Interest in acquiring Caesars Entertainment has intensified, with financial experts urging the casino operator to seek a significantly higher bid if takeover talks proceed.

Analysts Recommend a Premium Above $35 Per Share

Market chatter suggests billionaire Tilman Fertitta and investor Carl Icahn may be considering bids for Caesars. Fertitta is reportedly looking at an offer around $34 per share, while Icahn’s potential bid is estimated near $33. However, analysts argue that these offers undervalue Caesars’ true market worth.

Research from Morningstar highlights Caesars’ strong assets and market presence, suggesting a takeover price should exceed $35 per share. Analyst Dan Wasiolek emphasizes that buyers should ideally pay at least a 10% premium above the company’s fair value, which Morningstar estimates at $35 per share.

Wasiolek’s perspective is based on Caesars’ dominant portfolio, including the largest collection of casinos nationwide. The company controls about 14% of the U.S. gaming market with roughly 50 casino resorts. Several properties on the Las Vegas Strip showed robust financial results last year, with projected free cash flow of $700 million in 2025.

The proposed valuation aligns with industry standards, as comparable firms like Penn Entertainment trade at similar earnings multiples relative to their enterprise value and operating income.

Potential Regulatory Hurdles for Fertitta’s Bid

Despite positive valuation expectations, some experts caution that a takeover led by Fertitta could face regulatory obstacles. Fertitta’s ownership of Golden Nugget casinos, through Fertitta Entertainment, adds complexity due to overlapping casino holdings in key markets.
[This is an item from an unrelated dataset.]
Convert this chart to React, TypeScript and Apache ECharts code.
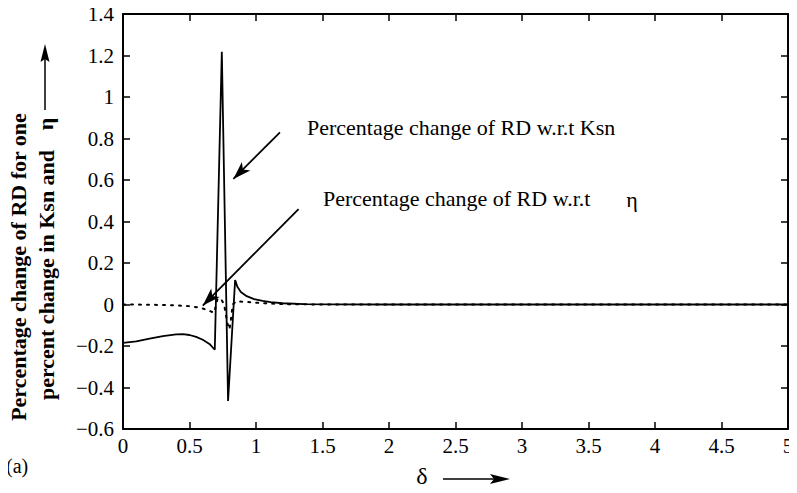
import React, { useEffect, useRef } from "react";
import * as echarts from "echarts";

// Percentage change of RD w.r.t Ksn (solid)
const ksnX = [0, 0.1, 0.2, 0.3, 0.4, 0.45, 0.5, 0.55, 0.6, 0.65, 0.69, 0.743, 0.79, 0.843, 0.86, 0.886, 0.93, 0.986, 1.05, 1.11, 1.2, 1.36, 1.6, 2, 3, 4, 5];
const ksnY = [-0.185, -0.178, -0.165, -0.152, -0.144, -0.143, -0.147, -0.156, -0.17, -0.19, -0.218, 1.218, -0.465, 0.118, 0.085, 0.06, 0.04, 0.026, 0.017, 0.011, 0.006, 0.002, 0.001, 0, 0, 0, 0];

// Percentage change of RD w.r.t eta (dotted)
const etaX = [0, 0.2, 0.4, 0.5, 0.58, 0.64, 0.685, 0.71, 0.735, 0.76, 0.785, 0.8, 0.81, 0.825, 0.85, 0.94, 1.06, 1.2, 1.5, 2, 3, 4, 5];
const etaY = [0, -0.001, -0.004, -0.008, -0.015, -0.028, -0.04, 0.025, 0.03, 0, -0.09, -0.12, -0.08, 0, 0.015, 0.012, 0.006, 0.002, 0, 0, 0, 0, 0];

// annotation arrows [startX, startY, endX, endY] in data units
const arrowKsn = [1.18, 0.83, 0.83, 0.605];
const arrowEta = [1.32, 0.46, 0.6, -0.005];

const xMin = 0, xMax = 5, xStep = 0.5;
const yMin = -0.6, yMax = 1.4, yStep = 0.2;

const FAMILY = "Liberation Serif";
const FONT = "'Liberation Serif', serif";

export default function App() {
  const ref = useRef<HTMLDivElement>(null);
  useEffect(() => {
    if (!ref.current) return;
    const chart = echarts.init(ref.current, undefined, { renderer: "svg" });
    const pair = (xs: number[], ys: number[]) => xs.map((x, i) => [x, ys[i]]);
    const axisCommon = {
      type: "value" as const,
      axisLine: { show: true, onZero: false, lineStyle: { color: "#000", width: 2 } },
      axisTick: { show: true, inside: true, length: 7, lineStyle: { color: "#000", width: 1.5 } },
      splitLine: { show: false },
    };
    const arrowItem = (a: number[]) => [
      { coord: [a[0], a[1]], symbol: "none" },
      { coord: [a[2], a[3]], symbol: "arrow", symbolSize: [9, 18] },
    ];
    chart.setOption({
      animation: false,
      backgroundColor: "#fff",
      grid: { left: 123, right: 9, top: 14, bottom: 64, containLabel: false },
      xAxis: [
        {
          ...axisCommon,
          position: "bottom",
          min: xMin, max: xMax, interval: xStep,
          axisLabel: { color: "#000", fontFamily: FAMILY, fontSize: 21, margin: 6 },
        },
        {
          ...axisCommon,
          position: "top",
          min: xMin, max: xMax, interval: xStep,
          axisLabel: { show: false },
        },
      ],
      yAxis: [
        {
          ...axisCommon,
          position: "left",
          min: yMin, max: yMax, interval: yStep,
          axisLabel: {
            color: "#000", fontFamily: FAMILY, fontSize: 21, margin: 9,
            formatter: (v: number) => String(Math.round(v * 10) / 10).replace("-", "\u2212"),
          },
        },
        {
          ...axisCommon,
          position: "right",
          min: yMin, max: yMax, interval: yStep,
          axisLabel: { show: false },
        },
      ],
      series: [
        {
          name: "Percentage change of RD w.r.t Ksn",
          type: "line",
          data: pair(ksnX, ksnY),
          symbol: "none",
          lineStyle: { color: "#000", width: 1.8 },
          z: 3,
          markLine: {
            silent: true,
            symbol: ["none", "arrow"],
            label: { show: false },
            lineStyle: { color: "#000", width: 1.8, type: "solid" },
            emphasis: { disabled: true },
            data: [arrowItem(arrowKsn), arrowItem(arrowEta)],
          },
        },
        {
          name: "Percentage change of RD w.r.t η",
          type: "line",
          data: pair(etaX, etaY),
          symbol: "none",
          lineStyle: { color: "#000", width: 2, type: [2, 6], cap: "round" },
          z: 2,
        },
      ],
      graphic: [
        {
          type: "text", x: 307, y: 127,
          style: { text: "Percentage change of RD w.r.t Ksn", font: `22px ${FONT}`, fill: "#000", textAlign: "left", textVerticalAlign: "middle" },
        },
        {
          type: "text", x: 323, y: 198,
          style: { text: "Percentage change of RD w.r.t", font: `22px ${FONT}`, fill: "#000", textAlign: "left", textVerticalAlign: "middle" },
        },
        {
          type: "text", x: 632, y: 199,
          style: { text: "η", font: `22px ${FONT}`, fill: "#000", textAlign: "center", textVerticalAlign: "middle" },
        },
        {
          type: "text", x: 18, y: 267, rotation: Math.PI / 2,
          style: { text: "Percentage change of RD for one", font: `bold 22px ${FONT}`, fill: "#000", textAlign: "center", textVerticalAlign: "middle" },
        },
        {
          type: "text", x: 46, y: 275, rotation: Math.PI / 2,
          style: { text: "percent change in Ksn and", font: `bold 22px ${FONT}`, fill: "#000", textAlign: "center", textVerticalAlign: "middle" },
        },
        {
          type: "text", x: 45, y: 124, rotation: Math.PI / 2,
          style: { text: "η", font: `bold 22px ${FONT}`, fill: "#000", textAlign: "center", textVerticalAlign: "middle" },
        },
        { type: "line", shape: { x1: 45, y1: 110, x2: 45, y2: 58 }, style: { stroke: "#000", lineWidth: 1.5 } },
        { type: "polygon", shape: { points: [[45, 44], [49.5, 62], [45, 59], [40.5, 62]] }, style: { fill: "#000" } },
        {
          type: "text", x: 422, y: 476,
          style: { text: "δ", font: `24px ${FONT}`, fill: "#000", textAlign: "center", textVerticalAlign: "middle" },
        },
        { type: "line", shape: { x1: 443, y1: 479, x2: 495, y2: 479 }, style: { stroke: "#000", lineWidth: 1.5 } },
        { type: "polygon", shape: { points: [[510, 479], [490, 474], [494, 479], [490, 484]] }, style: { fill: "#000" } },
        {
          type: "text", x: 6, y: 466,
          style: { text: "(a)", font: `20px ${FONT}`, fill: "#000", textAlign: "left", textVerticalAlign: "middle" },
        },
      ],
    });
    return () => chart.dispose();
  }, []);
  return <div ref={ref} style={{ width: 797, height: 493, margin: -8 }} />;
}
Combined ownership could result in multiple casinos under one entity within certain regions, such as Atlantic City, as well as Nevada locales including Lake Tahoe and Laughlin. Regulators might demand the divestiture of some properties prior to approving the merger.

Neither Caesars nor Fertitta has officially confirmed talks, and if discussions are happening, they remain uncertain with no imminent announcements expected.

Fertitta’s interest in Caesars is longstanding. The businessman and owner of the Houston Rockets, also the U.S. ambassador to Italy and San Marino, had attempted acquisitions in 2018 and 2019. Those efforts ended after Caesars’ $17.3 billion merger with Eldorado Resorts, forming the current company structure.

As takeover rumors persist, analysts believe Caesars’ size and asset quality will attract serious proposals — but only if buyers are prepared to offer a premium price.